### Goal
Your output must be the lines below from the line containing "Write the Apache ECharts code for this chart." to the line containing "var colors = ['#0072BD', '#D95319', '#EDB120', '#7E2F8E']", both lines included, reproduced exactly and without pictures.

### Code that draws figures
* * *
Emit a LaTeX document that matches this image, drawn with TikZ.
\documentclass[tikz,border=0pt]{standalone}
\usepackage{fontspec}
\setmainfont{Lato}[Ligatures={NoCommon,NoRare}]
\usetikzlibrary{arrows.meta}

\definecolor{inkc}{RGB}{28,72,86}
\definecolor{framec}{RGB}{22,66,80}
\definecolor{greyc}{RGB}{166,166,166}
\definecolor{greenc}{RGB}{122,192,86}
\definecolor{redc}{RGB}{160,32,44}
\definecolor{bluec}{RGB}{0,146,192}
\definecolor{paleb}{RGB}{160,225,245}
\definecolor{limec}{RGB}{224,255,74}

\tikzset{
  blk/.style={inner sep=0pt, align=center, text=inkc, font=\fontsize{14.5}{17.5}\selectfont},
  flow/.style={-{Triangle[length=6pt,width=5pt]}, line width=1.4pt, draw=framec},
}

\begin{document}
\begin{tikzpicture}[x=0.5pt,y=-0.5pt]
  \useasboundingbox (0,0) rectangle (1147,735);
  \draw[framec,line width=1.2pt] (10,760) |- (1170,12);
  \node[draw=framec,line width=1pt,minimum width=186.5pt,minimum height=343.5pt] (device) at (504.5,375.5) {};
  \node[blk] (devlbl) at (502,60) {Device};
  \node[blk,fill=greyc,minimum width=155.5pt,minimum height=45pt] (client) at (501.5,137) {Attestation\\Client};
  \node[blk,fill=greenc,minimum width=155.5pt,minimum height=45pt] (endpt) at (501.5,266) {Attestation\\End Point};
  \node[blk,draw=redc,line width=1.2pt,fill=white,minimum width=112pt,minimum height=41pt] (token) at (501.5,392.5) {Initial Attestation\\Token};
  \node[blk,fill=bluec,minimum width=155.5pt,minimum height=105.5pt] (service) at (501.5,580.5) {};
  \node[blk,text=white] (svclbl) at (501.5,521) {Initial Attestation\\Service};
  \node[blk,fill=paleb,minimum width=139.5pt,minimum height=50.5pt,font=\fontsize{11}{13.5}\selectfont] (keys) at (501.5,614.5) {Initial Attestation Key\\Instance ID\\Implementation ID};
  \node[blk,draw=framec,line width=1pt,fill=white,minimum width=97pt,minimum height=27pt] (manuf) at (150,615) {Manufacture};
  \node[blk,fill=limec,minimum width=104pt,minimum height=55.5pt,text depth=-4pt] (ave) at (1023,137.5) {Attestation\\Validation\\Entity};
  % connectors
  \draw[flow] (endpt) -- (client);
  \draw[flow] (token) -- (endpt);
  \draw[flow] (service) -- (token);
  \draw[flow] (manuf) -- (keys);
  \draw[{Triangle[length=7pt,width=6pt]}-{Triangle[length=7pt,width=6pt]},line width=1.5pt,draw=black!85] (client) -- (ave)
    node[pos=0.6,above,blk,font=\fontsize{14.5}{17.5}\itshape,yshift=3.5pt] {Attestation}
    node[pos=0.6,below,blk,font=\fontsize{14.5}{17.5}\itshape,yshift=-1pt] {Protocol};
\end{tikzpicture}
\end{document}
* * *
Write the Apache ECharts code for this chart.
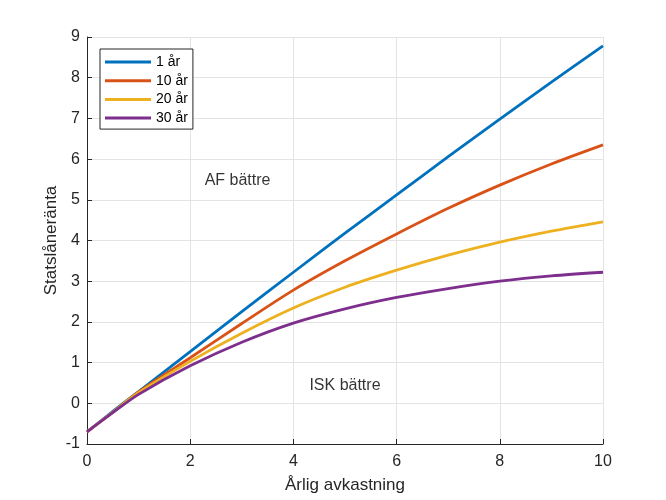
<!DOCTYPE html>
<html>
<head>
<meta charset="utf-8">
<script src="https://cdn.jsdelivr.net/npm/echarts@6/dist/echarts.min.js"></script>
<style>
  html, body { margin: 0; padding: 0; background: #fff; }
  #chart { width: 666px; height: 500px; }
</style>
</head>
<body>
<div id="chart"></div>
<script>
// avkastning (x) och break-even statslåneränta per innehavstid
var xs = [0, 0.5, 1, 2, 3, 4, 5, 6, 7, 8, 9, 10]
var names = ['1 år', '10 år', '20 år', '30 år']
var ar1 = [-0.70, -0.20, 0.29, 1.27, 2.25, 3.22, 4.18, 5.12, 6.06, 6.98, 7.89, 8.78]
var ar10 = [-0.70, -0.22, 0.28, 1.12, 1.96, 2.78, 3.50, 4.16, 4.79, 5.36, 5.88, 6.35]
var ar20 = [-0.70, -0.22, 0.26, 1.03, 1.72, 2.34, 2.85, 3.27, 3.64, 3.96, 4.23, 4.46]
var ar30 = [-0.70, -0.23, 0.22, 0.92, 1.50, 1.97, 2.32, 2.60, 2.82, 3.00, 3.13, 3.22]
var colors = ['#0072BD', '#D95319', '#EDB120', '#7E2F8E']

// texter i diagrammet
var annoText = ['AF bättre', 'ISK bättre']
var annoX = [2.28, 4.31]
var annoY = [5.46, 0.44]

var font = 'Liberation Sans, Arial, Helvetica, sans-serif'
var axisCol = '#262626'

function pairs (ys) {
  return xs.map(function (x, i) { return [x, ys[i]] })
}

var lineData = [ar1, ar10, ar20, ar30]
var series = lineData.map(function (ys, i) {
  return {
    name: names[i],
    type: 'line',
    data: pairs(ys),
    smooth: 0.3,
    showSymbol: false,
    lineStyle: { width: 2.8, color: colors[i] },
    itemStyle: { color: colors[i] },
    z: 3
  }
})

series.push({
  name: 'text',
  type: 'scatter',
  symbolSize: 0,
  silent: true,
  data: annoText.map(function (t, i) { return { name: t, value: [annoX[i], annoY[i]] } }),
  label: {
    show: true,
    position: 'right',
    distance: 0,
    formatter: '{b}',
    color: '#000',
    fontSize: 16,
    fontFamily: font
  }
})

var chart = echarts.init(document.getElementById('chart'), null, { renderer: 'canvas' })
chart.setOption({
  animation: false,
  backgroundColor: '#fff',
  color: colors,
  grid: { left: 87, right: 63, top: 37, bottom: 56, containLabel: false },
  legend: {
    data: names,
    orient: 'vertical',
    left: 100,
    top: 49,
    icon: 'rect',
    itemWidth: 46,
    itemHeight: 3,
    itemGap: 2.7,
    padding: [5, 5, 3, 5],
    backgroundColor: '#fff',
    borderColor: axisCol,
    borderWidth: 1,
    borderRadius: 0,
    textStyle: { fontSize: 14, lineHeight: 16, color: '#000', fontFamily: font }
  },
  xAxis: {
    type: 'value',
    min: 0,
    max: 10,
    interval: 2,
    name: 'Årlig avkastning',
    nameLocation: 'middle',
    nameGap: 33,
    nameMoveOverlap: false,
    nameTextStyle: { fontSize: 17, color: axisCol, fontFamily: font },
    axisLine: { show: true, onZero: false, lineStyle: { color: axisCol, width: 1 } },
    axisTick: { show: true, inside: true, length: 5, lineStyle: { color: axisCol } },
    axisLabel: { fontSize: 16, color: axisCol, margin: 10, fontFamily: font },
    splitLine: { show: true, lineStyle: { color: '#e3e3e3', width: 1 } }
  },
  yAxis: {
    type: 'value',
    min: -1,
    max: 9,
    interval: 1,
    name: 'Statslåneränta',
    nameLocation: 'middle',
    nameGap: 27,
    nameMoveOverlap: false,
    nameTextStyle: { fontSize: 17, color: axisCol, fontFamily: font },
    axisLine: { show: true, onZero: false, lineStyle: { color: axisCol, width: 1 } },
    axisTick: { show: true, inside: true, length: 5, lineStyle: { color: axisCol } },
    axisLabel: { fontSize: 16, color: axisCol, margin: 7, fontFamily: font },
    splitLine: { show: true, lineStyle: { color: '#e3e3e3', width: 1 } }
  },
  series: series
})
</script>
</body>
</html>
* * *
### Correct answer
Write the Apache ECharts code for this chart.
<!DOCTYPE html>
<html>
<head>
<meta charset="utf-8">
<script src="https://cdn.jsdelivr.net/npm/echarts@6/dist/echarts.min.js"></script>
<style>
  html, body { margin: 0; padding: 0; background: #fff; }
  #chart { width: 666px; height: 500px; }
</style>
</head>
<body>
<div id="chart"></div>
<script>
// avkastning (x) och break-even statslåneränta per innehavstid
var xs = [0, 0.5, 1, 2, 3, 4, 5, 6, 7, 8, 9, 10]
var names = ['1 år', '10 år', '20 år', '30 år']
var ar1 = [-0.70, -0.20, 0.29, 1.27, 2.25, 3.22, 4.18, 5.12, 6.06, 6.98, 7.89, 8.78]
var ar10 = [-0.70, -0.22, 0.28, 1.12, 1.96, 2.78, 3.50, 4.16, 4.79, 5.36, 5.88, 6.35]
var ar20 = [-0.70, -0.22, 0.26, 1.03, 1.72, 2.34, 2.85, 3.27, 3.64, 3.96, 4.23, 4.46]
var ar30 = [-0.70, -0.23, 0.22, 0.92, 1.50, 1.97, 2.32, 2.60, 2.82, 3.00, 3.13, 3.22]
var colors = ['#0072BD', '#D95319', '#EDB120', '#7E2F8E']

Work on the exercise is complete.